Does Hearing Help Seeing? Investigating Audio-Video Joint Denoising for Video Generation
Jianzong Wu, Hao Lian, Dachao Hao, Ye Tian, Qingyu Shi, Biaolong Chen, Hao Jiang, Yunhai Tong
TL;DR
This work systematically investigates whether audio–video joint denoising benefits video generation beyond synchrony. It introduces AVFullDiT, a parameter-efficient architecture that reuses pre-trained T2V and T2A backbones with AVFull-Attention and AVSyncRoPE to enable joint denoising and cross-modal learning. Across two diverse datasets, the T2AV model consistently improves video quality, motion realism, and physical commonsense, even when video metrics alone are the primary focus. Ablation studies confirm the core architectural choices and highlight the privileged role of audio in shaping grounded, causally-consistent world dynamics. Overall, the findings support the premise that incorporating audio signals strengthens multimodal world models for video generation and points to future directions in unified perception-and-generation systems.
Abstract
Recent audio-video generative systems suggest that coupling modalities benefits not only audio-video synchrony but also the video modality itself. We pose a fundamental question: Does audio-video joint denoising training improve video generation, even when we only care about video quality?
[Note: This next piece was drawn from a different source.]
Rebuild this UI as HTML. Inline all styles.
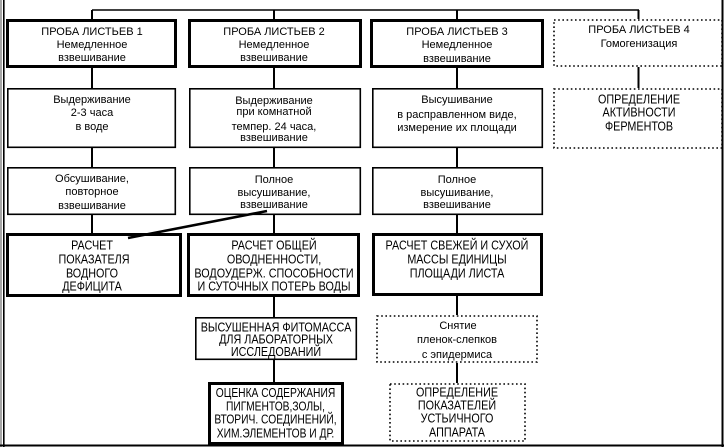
<!DOCTYPE html>
<html><head><meta charset="utf-8"><style>
html,body{margin:0;padding:0;background:#fff;width:724px;height:447px;overflow:hidden}
svg{display:block}
text{font-family:"Liberation Sans",Arial,sans-serif;fill:#000}
.s{font-size:11px;text-anchor:middle}
.c{font-size:13px;text-anchor:middle}
</style></head><body>
<svg width="724" height="447" viewBox="0 0 724 447" xmlns="http://www.w3.org/2000/svg">
<!-- frame -->
<line x1="1" y1="0" x2="1" y2="447" stroke="#888" stroke-width="1.5"/>
<line x1="3.8" y1="0" x2="3.8" y2="447" stroke="#000" stroke-width="1.6"/>
<line x1="722.5" y1="0" x2="722.5" y2="447" stroke="#000" stroke-width="2"/>
<line x1="0" y1="445.5" x2="724" y2="445.5" stroke="#000" stroke-width="2"/>

<g stroke="#000" fill="none">
<!-- top connector -->
<line x1="92" y1="10" x2="639" y2="10" stroke-width="1.6"/>
<!-- verticals -->
<g stroke-width="2">
<line x1="92" y1="10" x2="92" y2="19"/>
<line x1="92" y1="68" x2="92" y2="88"/>
<line x1="92" y1="148" x2="92" y2="167"/>
<line x1="92" y1="215" x2="92" y2="233"/>
<line x1="274" y1="10" x2="274" y2="19"/>
<line x1="274" y1="68" x2="274" y2="88"/>
<line x1="274" y1="148" x2="274" y2="167"/>
<line x1="274" y1="215" x2="274" y2="233"/>
<line x1="274" y1="297" x2="274" y2="317"/>
<line x1="274" y1="360" x2="274" y2="383"/>
<line x1="457" y1="10" x2="457" y2="19"/>
<line x1="457" y1="68" x2="457" y2="88"/>
<line x1="457" y1="148" x2="457" y2="167"/>
<line x1="457" y1="215" x2="457" y2="233"/>
<line x1="457" y1="296" x2="457" y2="315"/>
<line x1="457" y1="363" x2="457" y2="383"/>
<line x1="638.5" y1="10" x2="638.5" y2="19"/>
<line x1="638.5" y1="67" x2="638.5" y2="88"/>
</g>
<!-- diagonal -->
<line x1="267" y1="211" x2="128" y2="238" stroke-width="2.5"/>

<!-- thick boxes -->
<g stroke-width="3">
<rect x="7.5" y="20.5" width="168" height="46"/>
<rect x="189.5" y="20.5" width="171" height="46"/>
<rect x="371.5" y="20.5" width="171" height="46"/>
<rect x="7.5" y="234.5" width="173" height="61"/>
<rect x="188.5" y="234.5" width="170" height="61"/>
<rect x="373.5" y="234.5" width="168" height="60"/>
<rect x="209.5" y="383.5" width="133" height="60"/>
</g>
<!-- thin boxes -->
<g stroke-width="1.6">
<rect x="7.8" y="88.8" width="167.5" height="58.5"/>
<rect x="189.8" y="88.8" width="170.5" height="58.5"/>
<rect x="372.8" y="88.8" width="169.5" height="58.5"/>
<rect x="7.8" y="167.8" width="167.5" height="46.5"/>
<rect x="189.8" y="167.8" width="170.5" height="46.5"/>
<rect x="372.8" y="167.8" width="169.5" height="46.5"/>
<rect x="195.8" y="317.8" width="160.5" height="41.5"/>
</g>
<!-- dotted boxes -->
<g stroke-width="1.6" stroke-dasharray="1.6 2.6">
<rect x="554" y="20" width="168" height="46"/>
<rect x="554" y="89" width="168" height="59"/>
<rect x="377" y="316" width="160" height="46"/>
<rect x="390" y="384" width="135" height="57"/>
</g>
</g>

<!-- column 1 -->
<text class="s" x="92" y="35">ПРОБА ЛИСТЬЕВ 1</text>
<text class="s" x="92" y="48">Немедленное</text>
<text class="s" x="92" y="61">взвешивание</text>
<text class="s" x="92" y="103">Выдерживание</text>
<text class="s" x="92" y="116">2-3 часа</text>
<text class="s" x="92" y="130">в воде</text>
<text class="s" x="92" y="182">Обсушивание,</text>
<text class="s" x="92" y="195">повторное</text>
<text class="s" x="92" y="209">взвешивание</text>
<text class="c" transform="translate(92 249.6) scale(0.83 1)">РАСЧЕТ</text>
<text class="c" transform="translate(94 263.6) scale(0.83 1)">ПОКАЗАТЕЛЯ</text>
<text class="c" transform="translate(92 277.6) scale(0.83 1)">ВОДНОГО</text>
<text class="c" transform="translate(92 290.6) scale(0.83 1)">ДЕФИЦИТА</text>

<!-- column 2 -->
<text class="s" x="274" y="35">ПРОБА ЛИСТЬЕВ 2</text>
<text class="s" x="274" y="48">Немедленное</text>
<text class="s" x="274" y="61">взвешивание</text>
<text class="s" x="274" y="104">Выдерживание</text>
<text class="s" x="274" y="115">при комнатной</text>
<text class="s" x="274" y="130">темпер. 24 часа,</text>
<text class="s" x="274" y="141">взвешивание</text>
<text class="s" x="274" y="183">Полное</text>
<text class="s" x="274" y="196">высушивание,</text>
<text class="s" x="274" y="208">взвешивание</text>
<text class="c" transform="translate(274 249.6) scale(0.83 1)">РАСЧЕТ ОБЩЕЙ</text>
<text class="c" transform="translate(274 263.6) scale(0.83 1)">ОВОДНЕННОСТИ,</text>
<text class="c" transform="translate(274 277.6) scale(0.83 1)">ВОДОУДЕРЖ. СПОСОБНОСТИ</text>
<text class="c" transform="translate(274 290.6) scale(0.83 1)">И СУТОЧНЫХ ПОТЕРЬ ВОДЫ</text>
<text class="c" transform="translate(276 331.6) scale(0.83 1)">ВЫСУШЕННАЯ ФИТОМАССА</text>
<text class="c" transform="translate(276 343.6) scale(0.83 1)">ДЛЯ ЛАБОРАТОРНЫХ</text>
<text class="c" transform="translate(276 356) scale(0.83 1)">ИССЛЕДОВАНИЙ</text>
<text class="c" transform="translate(275.5 397) scale(0.79 1)">ОЦЕНКА СОДЕРЖАНИЯ</text>
<text class="c" transform="translate(275.5 410.6) scale(0.79 1)">ПИГМЕНТОВ,ЗОЛЫ,</text>
<text class="c" transform="translate(275.5 423.6) scale(0.79 1)">ВТОРИЧ. СОЕДИНЕНИЙ,</text>
<text class="c" transform="translate(275.5 437.4) scale(0.79 1)">ХИМ.ЭЛЕМЕНТОВ И ДР.</text>

<!-- column 3 -->
<text class="s" x="457" y="35">ПРОБА ЛИСТЬЕВ 3</text>
<text class="s" x="457" y="48">Немедленное</text>
<text class="s" x="457" y="62">взвешивание</text>
<text class="s" x="457" y="103">Высушивание</text>
<text class="s" x="457" y="118">в расправленном виде,</text>
<text class="s" x="457" y="131">измерение их площади</text>
<text class="s" x="457" y="183">Полное</text>
<text class="s" x="457" y="196">высушивание,</text>
<text class="s" x="457" y="208">взвешивание</text>
<text class="c" transform="translate(457 249.6) scale(0.83 1)">РАСЧЕТ СВЕЖЕЙ И СУХОЙ</text>
<text class="c" transform="translate(457 263.6) scale(0.83 1)">МАССЫ ЕДИНИЦЫ</text>
<text class="c" transform="translate(457 277.6) scale(0.83 1)">ПЛОЩАДИ ЛИСТА</text>
<text class="s" x="458" y="329">Снятие</text>
<text class="s" x="457" y="343">пленок-слепков</text>
<text class="s" x="457" y="358">с эпидермиса</text>
<text class="c" transform="translate(457 396.6) scale(0.83 1)">ОПРЕДЕЛЕНИЕ</text>
<text class="c" transform="translate(457 409.6) scale(0.83 1)">ПОКАЗАТЕЛЕЙ</text>
<text class="c" transform="translate(457 422.6) scale(0.83 1)">УСТЬИЧНОГО</text>
<text class="c" transform="translate(457 436.6) scale(0.83 1)">АППАРАТА</text>

<!-- column 4 -->
<text class="s" x="639" y="33">ПРОБА ЛИСТЬЕВ 4</text>
<text class="s" x="639" y="47">Гомогенизация</text>
<text class="c" transform="translate(639 103.6) scale(0.83 1)">ОПРЕДЕЛЕНИЕ</text>
<text class="c" transform="translate(639 116.6) scale(0.83 1)">АКТИВНОСТИ</text>
<text class="c" transform="translate(639 130.6) scale(0.83 1)">ФЕРМЕНТОВ</text>
</svg>
</body></html>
To study this, we introduce a parameter-efficient Audio-Video Full DiT (AVFullDiT) architecture that leverages pre-trained text-to-video (T2V) and text-to-audio (T2A) modules for joint denoising. We train (i) a T2AV model with AVFullDiT and (ii) a T2V-only counterpart under identical settings. Our results provide the first systematic evidence that audio-video joint denoising can deliver more than synchrony. We observe consistent improvements on challenging subsets featuring large and object contact motions. We hypothesize that predicting audio acts as a privileged signal, encouraging the model to internalize causal relationships between visual events and their acoustic consequences (e.g., collision $\times$ impact sound), which in turn regularizes video dynamics. Our findings suggest that cross-modal co-training is a promising approach to developing stronger, more physically grounded world models. Code and dataset will be made publicly available.